One of the big differences between ancient Chinese cities and buildings and the architecture of most other ancient civilizations is the materials they used. Chinese mainly used timbers and bricks, which makes the physical footprints of ancient Chinese civilization easier to date in time compared to the ones formed with stones.
However, a finding in the autumn of 1976 shows ancient China also had houses and a city made almost entirely of stones.
A Previously Unknown Stone City
Shimao (石峁) was a stone city built 4,300 years ago in Shenmu (神木), Shaanxi Province, home to Terracotta Warriors.
It had a total of 425 hectares of site area. In the city, workshops, residences and cemeteries were densely located, with the palace situated on an elevated plateau, while the entire city was protected by city walls.
Yet, unlike First Emperor’s Qin Dynasty, the history of which was recorded in detail, the city Shimao and the kingdom under its rule were utterly unknown to historians until 1976. Since its location is so close to the Great Wall, previously the locals thought the ruins were just part of the collapsed part of the Wall.
The City Planning Based on Star Chart
One thing that initially puzzled Chinese researchers is the orientation of the outer east gate. It doesn’t face the due east where the sun rises, not towards the due south where the nurturing qi is in abundance.
The puzzle was solved after they recreated a star chart model of 4,300 years ago when the city was built and realized the precise direction where the sun rose on the summer solstice day.
It happens the outer east gate was designed to welcome the day when the Earth’s pole had its maximum tilt toward the Sun in the year.
Evidently, ancient Chinese developed a calendar based on their advanced knowledge in astronomy at least 5,000 years ago.
The Oldest Mortise-Tenon System
According to Building Code & Standards (营造法式) published in the Song Dynasty, the Chinese mortise-tenon system was invented during the Han Dynasty 2,000 years ago.

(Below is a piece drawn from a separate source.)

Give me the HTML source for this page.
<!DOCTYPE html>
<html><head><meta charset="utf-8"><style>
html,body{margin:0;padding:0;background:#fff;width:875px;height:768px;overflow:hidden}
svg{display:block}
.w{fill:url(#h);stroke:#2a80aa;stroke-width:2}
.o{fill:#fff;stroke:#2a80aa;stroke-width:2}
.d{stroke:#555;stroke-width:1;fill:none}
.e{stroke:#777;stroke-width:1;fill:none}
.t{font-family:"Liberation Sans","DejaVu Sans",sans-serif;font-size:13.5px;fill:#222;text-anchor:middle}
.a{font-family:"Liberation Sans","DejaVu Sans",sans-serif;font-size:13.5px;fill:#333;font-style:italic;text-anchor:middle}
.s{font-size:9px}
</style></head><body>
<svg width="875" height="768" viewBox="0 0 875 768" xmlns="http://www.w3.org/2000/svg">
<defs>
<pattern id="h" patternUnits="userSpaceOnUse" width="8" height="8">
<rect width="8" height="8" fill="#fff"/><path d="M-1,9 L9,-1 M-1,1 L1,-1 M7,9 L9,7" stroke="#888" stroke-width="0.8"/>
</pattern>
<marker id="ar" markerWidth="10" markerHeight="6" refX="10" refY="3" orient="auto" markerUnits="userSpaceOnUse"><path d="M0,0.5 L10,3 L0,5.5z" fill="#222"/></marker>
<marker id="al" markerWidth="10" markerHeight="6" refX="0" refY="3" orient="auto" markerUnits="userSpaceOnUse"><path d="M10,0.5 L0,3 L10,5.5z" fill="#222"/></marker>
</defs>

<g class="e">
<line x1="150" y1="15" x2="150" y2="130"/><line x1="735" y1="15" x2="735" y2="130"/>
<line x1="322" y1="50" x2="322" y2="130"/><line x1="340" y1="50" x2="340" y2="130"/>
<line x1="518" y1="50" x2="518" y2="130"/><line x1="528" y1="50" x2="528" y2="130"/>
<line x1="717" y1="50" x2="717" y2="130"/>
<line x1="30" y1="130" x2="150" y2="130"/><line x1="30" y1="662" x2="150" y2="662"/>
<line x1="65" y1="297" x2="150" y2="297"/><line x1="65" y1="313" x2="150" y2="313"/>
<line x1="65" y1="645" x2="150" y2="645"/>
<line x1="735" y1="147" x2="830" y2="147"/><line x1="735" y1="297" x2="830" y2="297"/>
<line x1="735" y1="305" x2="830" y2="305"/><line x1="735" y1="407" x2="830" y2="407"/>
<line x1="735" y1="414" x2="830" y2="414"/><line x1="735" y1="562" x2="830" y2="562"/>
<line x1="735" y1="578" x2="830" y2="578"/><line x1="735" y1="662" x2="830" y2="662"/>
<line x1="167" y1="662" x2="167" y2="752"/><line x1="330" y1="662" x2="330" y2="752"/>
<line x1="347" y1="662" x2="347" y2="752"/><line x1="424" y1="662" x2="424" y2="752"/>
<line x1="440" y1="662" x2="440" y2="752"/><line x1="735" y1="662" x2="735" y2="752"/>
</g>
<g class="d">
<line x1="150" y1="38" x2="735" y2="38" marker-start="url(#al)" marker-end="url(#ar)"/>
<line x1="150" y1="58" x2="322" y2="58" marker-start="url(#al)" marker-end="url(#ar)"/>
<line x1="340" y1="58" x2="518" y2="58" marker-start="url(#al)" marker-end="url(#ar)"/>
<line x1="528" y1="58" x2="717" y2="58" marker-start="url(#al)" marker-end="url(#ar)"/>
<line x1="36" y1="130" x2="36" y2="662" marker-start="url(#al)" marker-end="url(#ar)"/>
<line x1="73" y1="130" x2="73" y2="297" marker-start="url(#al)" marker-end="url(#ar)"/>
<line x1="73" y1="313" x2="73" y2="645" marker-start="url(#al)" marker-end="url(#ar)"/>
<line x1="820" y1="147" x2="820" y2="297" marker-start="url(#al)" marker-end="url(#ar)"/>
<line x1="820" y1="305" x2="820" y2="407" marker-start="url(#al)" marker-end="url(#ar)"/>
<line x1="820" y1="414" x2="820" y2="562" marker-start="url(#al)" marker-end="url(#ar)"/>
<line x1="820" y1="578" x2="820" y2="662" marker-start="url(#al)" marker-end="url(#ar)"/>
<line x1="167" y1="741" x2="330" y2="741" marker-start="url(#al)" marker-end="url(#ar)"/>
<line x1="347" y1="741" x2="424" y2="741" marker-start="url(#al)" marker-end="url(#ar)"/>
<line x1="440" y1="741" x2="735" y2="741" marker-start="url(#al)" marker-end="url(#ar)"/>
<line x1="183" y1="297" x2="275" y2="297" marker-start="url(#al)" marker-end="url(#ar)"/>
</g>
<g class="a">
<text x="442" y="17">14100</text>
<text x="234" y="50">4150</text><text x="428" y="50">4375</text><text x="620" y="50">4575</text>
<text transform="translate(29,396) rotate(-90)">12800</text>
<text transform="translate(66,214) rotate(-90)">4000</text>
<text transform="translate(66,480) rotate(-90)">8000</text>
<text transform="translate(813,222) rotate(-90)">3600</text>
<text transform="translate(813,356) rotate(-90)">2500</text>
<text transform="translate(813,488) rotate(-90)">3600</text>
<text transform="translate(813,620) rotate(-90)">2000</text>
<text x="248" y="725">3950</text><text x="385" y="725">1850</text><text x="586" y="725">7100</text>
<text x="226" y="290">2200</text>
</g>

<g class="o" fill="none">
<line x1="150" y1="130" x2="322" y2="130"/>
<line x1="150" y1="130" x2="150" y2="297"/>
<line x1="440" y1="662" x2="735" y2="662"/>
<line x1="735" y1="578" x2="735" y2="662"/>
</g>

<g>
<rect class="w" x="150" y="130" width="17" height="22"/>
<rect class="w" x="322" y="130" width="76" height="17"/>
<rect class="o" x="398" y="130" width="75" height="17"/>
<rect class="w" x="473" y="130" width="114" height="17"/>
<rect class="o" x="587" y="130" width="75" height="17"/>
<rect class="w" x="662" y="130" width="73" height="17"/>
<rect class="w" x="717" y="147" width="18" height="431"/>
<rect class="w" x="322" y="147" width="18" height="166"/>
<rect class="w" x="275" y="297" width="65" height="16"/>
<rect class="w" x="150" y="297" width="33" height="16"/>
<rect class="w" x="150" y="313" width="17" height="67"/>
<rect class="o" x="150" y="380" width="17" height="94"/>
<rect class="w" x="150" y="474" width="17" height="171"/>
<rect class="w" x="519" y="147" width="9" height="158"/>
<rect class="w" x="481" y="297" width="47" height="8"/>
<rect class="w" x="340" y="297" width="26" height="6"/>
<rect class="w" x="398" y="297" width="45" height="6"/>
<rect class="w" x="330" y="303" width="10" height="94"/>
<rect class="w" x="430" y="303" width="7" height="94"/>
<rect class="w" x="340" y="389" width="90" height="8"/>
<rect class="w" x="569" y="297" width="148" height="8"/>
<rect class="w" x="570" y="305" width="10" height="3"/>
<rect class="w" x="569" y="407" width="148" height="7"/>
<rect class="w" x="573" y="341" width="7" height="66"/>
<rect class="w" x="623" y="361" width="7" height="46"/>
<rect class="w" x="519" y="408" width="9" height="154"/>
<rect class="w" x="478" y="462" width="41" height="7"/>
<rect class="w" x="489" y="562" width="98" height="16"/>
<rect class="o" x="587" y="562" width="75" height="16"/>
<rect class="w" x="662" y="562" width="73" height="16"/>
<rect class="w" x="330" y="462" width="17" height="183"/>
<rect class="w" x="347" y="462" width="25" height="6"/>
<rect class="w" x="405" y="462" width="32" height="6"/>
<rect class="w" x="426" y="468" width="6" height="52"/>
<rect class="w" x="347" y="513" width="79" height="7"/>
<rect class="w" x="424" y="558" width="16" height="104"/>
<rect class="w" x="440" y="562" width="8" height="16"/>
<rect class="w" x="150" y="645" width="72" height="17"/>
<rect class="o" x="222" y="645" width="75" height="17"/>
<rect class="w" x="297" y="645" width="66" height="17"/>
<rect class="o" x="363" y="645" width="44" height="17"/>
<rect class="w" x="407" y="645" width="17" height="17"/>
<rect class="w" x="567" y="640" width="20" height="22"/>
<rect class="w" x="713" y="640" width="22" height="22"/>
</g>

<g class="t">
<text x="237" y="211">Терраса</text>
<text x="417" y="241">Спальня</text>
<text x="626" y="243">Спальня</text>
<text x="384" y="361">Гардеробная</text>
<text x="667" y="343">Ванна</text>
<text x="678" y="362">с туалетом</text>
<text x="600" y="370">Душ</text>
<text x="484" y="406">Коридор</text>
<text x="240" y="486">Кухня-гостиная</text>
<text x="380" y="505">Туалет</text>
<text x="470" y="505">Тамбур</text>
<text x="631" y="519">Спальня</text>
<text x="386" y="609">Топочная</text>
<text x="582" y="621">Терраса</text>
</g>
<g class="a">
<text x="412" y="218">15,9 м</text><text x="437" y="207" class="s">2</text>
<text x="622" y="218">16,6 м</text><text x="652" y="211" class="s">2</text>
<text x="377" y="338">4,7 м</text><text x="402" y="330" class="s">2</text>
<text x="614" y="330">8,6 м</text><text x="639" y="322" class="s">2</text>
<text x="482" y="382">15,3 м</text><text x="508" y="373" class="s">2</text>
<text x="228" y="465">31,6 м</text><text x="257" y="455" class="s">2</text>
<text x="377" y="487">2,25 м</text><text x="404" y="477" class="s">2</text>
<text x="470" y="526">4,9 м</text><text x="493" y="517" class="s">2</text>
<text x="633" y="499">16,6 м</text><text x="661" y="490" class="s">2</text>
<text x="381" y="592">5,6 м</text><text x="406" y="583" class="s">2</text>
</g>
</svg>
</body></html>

However, timber beams are found to be inserted into the 4,300-year-old stone structures for reinforcement purposes using the mortise-tenon connection in Shimao buildings, therefore the origin of this technique was much more ancient than previously presumed.
But would they have had a record of building code 4300 years ago?
All Things Chinese
The Book of Building Code & Standards was written 1,000 years ago about the long-established Chinese building code and standards, which Song dynasty writers didn’t invent but summarised and updated.
There is an earlier book Zhou Era’s Technologies (周礼考工记) that was published 2,000 years ago, in which a chapter is dedicated to building codes and standards practiced in the previous 1,000 years or so. As its focus is on city planning, there is no mention of the mortise and tenon techniques in the book.
This carved cylinder has a round recess in the middle of the top. It is believed that the stone cylinder actually served as a column base.
This is one of the over 70 stone carvings discovered in Shimao archaeological site.
Interesting, reminds me of the ones on Easter Island.
All Things Chinese
It’s also similar to the statues unearthed from Sanxingdui in southern China’s Sichuan Province while Shannxi is in the north.
It might suggest some superhumans or human-like aliens wandering around the earth at the time. According to Chinese mythology, prehistorical China was a multi-civilization paradise with immortals and humans living together. 😉
The Carved Stones in the Walls
Another interesting feature of the buildings in Shimao is the large number of carved stones used on the walls. The images of the carving include strange human faces and aminals.
A pair of fish carved on a stone for a building wall.
A snake caved on a stone in a building wall.
Chinese Ceramics 4,300 Years Ago
So far the oldest Chinese ceramic pieces were unearthed from Immortal’s Cave (仙人洞) in Jiangxi Province in southern inland China, which is found to have nearly 20,000 years of history. Thus it is not surprising to see a large number of ceramic articles to be excavated from Shimao.
4,300-year-old ceramic cookware found in Shimao. In one such cookware, residues of rice wine were detected.
A 4,300-year-old ceramic bird, unearthed from Shimao.
Jade in the Building Walls
One unique discovery in Shimao is — not about how exquisitely the jade articles were crafted, which they certainly were, but — where they were used. The jade pieces were concealed in stone walls as a way to ward off evil qis.
The perfect circular holes drilled in the jade articles demonstrate a rather sophisticated craft technology China possessed 4,300 years ago.
Of all the jade articles from Shimao, the most amazing ones are a pair of jade human profiles that mirror each other.
4,300-year-old Music Instruments
These flute-like music instruments unearthed from Shaimao are made with aminal bones.